Reproduce nothing except the lines between the line with "Write a LaTeX" and the line with "(0,0) rectangle (1226,1293);", both ends included, and please leave out pictures.
___ Supplied material ___
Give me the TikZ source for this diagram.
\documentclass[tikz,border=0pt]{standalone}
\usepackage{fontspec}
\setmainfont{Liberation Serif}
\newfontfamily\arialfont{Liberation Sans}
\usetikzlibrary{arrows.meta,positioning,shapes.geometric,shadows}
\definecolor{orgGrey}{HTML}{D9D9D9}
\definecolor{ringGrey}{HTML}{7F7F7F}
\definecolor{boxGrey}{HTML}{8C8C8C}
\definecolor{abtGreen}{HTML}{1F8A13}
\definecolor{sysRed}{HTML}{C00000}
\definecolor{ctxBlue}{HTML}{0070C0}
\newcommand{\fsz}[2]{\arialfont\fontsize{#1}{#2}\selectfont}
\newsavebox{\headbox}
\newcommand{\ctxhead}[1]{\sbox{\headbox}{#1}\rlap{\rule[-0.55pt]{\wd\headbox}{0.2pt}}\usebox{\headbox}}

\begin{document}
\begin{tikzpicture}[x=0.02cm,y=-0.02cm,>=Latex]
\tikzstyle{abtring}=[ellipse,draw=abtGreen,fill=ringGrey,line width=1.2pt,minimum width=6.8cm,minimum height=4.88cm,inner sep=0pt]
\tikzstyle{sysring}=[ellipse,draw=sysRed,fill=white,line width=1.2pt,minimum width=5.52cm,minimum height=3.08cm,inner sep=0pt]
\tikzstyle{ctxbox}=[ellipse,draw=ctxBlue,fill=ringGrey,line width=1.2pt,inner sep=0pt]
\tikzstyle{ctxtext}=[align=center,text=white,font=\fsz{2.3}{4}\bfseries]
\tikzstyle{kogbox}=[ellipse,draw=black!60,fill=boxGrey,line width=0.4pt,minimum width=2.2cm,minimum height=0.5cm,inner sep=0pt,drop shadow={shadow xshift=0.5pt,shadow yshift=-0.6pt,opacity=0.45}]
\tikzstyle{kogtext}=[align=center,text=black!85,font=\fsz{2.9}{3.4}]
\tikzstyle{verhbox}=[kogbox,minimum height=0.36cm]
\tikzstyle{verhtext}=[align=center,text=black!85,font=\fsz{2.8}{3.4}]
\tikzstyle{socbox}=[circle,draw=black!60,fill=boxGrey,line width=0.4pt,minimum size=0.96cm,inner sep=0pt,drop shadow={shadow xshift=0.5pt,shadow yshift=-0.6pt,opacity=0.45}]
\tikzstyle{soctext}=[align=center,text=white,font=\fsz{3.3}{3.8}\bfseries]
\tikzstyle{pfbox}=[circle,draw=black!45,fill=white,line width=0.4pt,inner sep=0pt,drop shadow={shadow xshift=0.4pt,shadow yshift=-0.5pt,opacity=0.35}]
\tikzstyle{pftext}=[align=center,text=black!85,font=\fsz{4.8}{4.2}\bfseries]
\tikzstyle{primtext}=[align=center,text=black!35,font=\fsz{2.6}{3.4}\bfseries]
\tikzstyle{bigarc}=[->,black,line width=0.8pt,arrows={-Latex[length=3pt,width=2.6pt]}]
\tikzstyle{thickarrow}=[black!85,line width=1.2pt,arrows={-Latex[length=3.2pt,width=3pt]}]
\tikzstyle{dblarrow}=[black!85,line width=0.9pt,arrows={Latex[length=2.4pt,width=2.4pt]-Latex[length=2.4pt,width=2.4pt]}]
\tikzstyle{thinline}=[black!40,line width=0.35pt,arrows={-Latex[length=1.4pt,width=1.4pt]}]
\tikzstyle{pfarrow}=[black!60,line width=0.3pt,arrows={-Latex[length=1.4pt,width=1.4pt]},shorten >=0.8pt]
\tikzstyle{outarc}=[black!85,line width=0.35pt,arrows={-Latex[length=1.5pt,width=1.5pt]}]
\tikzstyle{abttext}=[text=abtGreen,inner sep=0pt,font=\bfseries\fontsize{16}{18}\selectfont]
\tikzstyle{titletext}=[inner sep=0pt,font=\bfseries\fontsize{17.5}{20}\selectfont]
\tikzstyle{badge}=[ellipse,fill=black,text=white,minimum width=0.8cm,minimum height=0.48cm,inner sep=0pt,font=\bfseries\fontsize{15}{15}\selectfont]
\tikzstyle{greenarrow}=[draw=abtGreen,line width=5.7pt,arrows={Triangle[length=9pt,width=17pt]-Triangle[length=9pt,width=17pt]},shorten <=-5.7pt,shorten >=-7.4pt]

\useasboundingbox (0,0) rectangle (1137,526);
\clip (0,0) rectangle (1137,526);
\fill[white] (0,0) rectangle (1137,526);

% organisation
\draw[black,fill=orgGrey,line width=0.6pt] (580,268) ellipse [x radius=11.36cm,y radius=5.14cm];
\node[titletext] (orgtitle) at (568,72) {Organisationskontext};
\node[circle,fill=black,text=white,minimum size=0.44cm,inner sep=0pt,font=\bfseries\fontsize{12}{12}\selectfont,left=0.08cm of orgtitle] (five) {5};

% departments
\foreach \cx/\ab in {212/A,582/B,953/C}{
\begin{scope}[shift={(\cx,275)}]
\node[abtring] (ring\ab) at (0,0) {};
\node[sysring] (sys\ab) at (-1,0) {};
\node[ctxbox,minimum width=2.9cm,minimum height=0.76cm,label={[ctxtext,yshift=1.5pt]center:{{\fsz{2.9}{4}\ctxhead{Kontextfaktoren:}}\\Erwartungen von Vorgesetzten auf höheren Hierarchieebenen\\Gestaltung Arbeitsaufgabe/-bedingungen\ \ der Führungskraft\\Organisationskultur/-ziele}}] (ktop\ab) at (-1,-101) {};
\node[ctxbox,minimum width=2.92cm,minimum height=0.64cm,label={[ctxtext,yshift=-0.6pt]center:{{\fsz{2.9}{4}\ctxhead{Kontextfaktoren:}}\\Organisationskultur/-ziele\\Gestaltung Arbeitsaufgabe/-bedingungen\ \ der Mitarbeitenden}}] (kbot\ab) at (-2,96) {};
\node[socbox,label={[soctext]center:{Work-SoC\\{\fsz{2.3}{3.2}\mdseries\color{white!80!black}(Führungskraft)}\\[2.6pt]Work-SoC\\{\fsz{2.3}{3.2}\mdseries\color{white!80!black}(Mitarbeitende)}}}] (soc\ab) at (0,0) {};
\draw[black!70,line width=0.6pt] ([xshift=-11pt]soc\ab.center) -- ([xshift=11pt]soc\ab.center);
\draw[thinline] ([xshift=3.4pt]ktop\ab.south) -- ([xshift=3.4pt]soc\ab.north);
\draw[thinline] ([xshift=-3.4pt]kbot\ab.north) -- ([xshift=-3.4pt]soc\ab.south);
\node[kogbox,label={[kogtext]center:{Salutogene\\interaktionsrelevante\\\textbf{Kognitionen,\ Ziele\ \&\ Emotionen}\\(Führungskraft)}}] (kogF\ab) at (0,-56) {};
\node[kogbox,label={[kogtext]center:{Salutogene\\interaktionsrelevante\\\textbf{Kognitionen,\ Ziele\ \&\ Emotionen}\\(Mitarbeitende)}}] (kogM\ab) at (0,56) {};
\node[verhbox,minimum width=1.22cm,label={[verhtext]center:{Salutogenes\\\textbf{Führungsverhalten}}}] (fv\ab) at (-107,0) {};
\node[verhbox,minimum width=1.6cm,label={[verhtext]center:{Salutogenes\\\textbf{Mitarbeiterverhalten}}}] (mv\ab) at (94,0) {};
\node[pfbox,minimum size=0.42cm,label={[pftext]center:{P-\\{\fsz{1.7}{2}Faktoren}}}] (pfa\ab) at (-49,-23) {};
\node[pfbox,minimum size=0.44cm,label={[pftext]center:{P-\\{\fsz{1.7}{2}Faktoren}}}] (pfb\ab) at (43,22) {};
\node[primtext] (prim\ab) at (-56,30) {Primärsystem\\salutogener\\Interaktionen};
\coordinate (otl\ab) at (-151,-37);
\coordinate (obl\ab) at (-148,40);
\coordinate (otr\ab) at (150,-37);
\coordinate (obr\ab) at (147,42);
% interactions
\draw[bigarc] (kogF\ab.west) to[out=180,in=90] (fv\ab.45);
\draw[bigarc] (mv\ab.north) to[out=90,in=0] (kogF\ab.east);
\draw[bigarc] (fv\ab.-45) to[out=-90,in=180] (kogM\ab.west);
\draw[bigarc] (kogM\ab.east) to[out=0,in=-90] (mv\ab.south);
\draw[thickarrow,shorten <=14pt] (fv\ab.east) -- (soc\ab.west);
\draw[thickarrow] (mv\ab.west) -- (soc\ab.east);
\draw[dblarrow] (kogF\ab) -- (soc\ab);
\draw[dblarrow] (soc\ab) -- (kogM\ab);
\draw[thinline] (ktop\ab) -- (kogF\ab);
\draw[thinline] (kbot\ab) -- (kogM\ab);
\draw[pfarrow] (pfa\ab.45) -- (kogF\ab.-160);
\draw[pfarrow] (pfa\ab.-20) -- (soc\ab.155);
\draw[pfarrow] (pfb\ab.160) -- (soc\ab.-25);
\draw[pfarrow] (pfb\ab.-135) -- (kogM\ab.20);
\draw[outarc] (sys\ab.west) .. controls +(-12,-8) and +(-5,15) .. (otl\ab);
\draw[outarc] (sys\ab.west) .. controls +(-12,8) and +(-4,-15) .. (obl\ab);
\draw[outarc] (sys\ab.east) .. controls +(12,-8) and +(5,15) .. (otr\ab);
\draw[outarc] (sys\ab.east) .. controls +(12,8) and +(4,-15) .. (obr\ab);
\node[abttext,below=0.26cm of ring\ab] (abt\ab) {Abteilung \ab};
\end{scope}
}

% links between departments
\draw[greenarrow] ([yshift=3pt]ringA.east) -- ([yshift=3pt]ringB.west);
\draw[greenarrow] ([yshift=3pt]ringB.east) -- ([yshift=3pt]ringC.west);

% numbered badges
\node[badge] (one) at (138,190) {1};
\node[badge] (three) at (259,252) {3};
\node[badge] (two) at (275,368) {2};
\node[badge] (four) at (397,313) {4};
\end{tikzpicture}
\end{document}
___
___ Supplied material ___
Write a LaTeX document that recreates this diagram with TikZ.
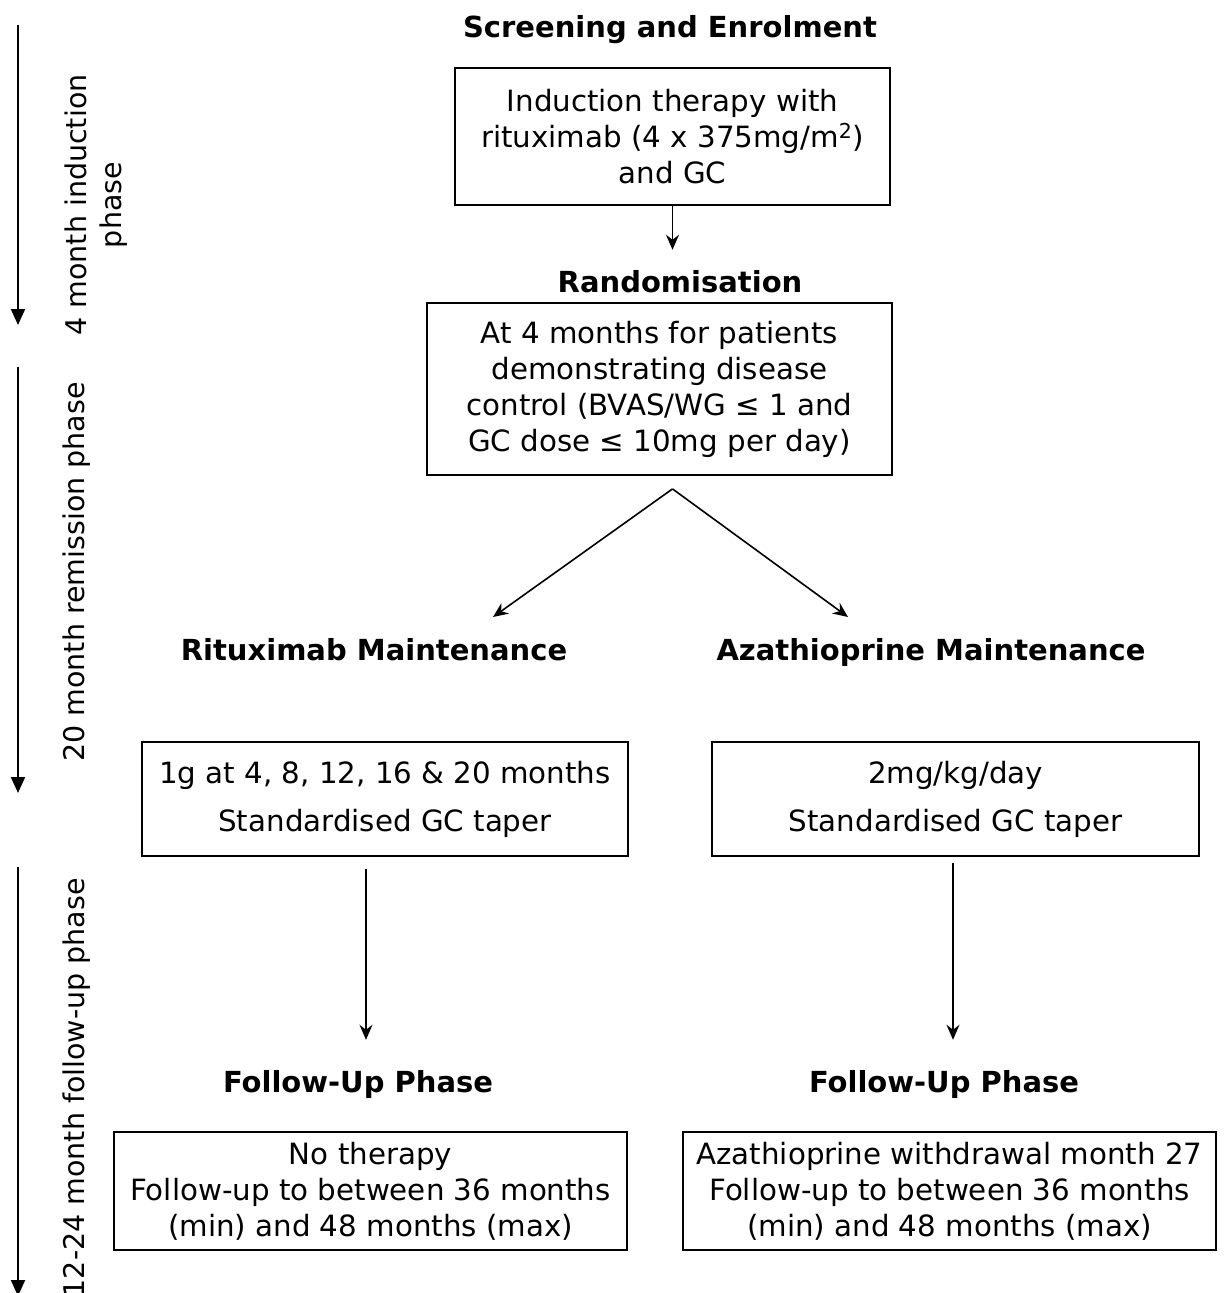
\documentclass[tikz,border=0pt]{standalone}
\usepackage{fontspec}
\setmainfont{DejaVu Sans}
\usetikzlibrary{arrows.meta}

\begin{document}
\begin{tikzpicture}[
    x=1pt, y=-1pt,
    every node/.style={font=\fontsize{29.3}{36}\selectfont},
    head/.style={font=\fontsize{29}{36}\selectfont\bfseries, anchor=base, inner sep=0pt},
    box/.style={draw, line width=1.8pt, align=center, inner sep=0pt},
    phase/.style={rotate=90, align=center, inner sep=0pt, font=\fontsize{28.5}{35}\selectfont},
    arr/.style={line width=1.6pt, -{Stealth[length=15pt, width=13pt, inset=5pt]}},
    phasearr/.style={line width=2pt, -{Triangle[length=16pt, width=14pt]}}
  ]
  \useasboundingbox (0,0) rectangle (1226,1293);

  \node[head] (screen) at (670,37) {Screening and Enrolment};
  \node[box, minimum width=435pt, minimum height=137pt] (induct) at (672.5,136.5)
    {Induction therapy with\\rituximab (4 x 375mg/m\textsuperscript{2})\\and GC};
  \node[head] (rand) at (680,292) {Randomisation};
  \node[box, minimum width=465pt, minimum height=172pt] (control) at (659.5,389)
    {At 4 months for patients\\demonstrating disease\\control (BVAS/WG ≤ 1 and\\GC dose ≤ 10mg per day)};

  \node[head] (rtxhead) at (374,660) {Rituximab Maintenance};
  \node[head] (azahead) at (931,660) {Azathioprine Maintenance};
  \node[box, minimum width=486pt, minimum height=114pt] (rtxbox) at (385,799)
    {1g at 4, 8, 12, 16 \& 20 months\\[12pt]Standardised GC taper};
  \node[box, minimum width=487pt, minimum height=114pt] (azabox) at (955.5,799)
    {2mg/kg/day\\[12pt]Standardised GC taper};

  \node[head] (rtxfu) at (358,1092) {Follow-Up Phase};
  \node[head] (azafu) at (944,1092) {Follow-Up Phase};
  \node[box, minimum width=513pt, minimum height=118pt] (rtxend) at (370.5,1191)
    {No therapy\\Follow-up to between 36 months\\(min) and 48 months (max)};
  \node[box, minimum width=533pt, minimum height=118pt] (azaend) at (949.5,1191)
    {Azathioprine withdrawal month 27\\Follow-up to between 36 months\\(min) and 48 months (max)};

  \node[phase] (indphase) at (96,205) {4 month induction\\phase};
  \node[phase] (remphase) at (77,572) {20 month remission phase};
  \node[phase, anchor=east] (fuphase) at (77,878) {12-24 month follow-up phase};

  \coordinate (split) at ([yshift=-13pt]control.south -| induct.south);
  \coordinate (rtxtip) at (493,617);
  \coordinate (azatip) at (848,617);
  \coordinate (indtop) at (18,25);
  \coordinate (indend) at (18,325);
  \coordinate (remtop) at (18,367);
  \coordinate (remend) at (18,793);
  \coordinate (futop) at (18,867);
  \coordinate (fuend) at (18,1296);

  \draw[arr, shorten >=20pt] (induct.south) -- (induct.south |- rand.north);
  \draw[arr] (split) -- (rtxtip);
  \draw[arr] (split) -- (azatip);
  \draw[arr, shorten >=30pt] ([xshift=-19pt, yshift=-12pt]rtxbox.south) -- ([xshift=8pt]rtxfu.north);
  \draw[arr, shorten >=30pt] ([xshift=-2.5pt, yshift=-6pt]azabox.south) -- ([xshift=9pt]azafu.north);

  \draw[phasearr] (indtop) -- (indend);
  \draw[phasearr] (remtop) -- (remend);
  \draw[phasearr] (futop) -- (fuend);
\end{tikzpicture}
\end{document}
___
• **Correct result**:
Write a LaTeX document that recreates this diagram with TikZ.
\documentclass[tikz,border=0pt]{standalone}
\usepackage{fontspec}
\setmainfont{DejaVu Sans}
\usetikzlibrary{arrows.meta}

\begin{document}
\begin{tikzpicture}[
    x=1pt, y=-1pt,
    every node/.style={font=\fontsize{29.3}{36}\selectfont},
    head/.style={font=\fontsize{29}{36}\selectfont\bfseries, anchor=base, inner sep=0pt},
    box/.style={draw, line width=1.8pt, align=center, inner sep=0pt},
    phase/.style={rotate=90, align=center, inner sep=0pt, font=\fontsize{28.5}{35}\selectfont},
    arr/.style={line width=1.6pt, -{Stealth[length=15pt, width=13pt, inset=5pt]}},
    phasearr/.style={line width=2pt, -{Triangle[length=16pt, width=14pt]}}
  ]
  \useasboundingbox (0,0) rectangle (1226,1293);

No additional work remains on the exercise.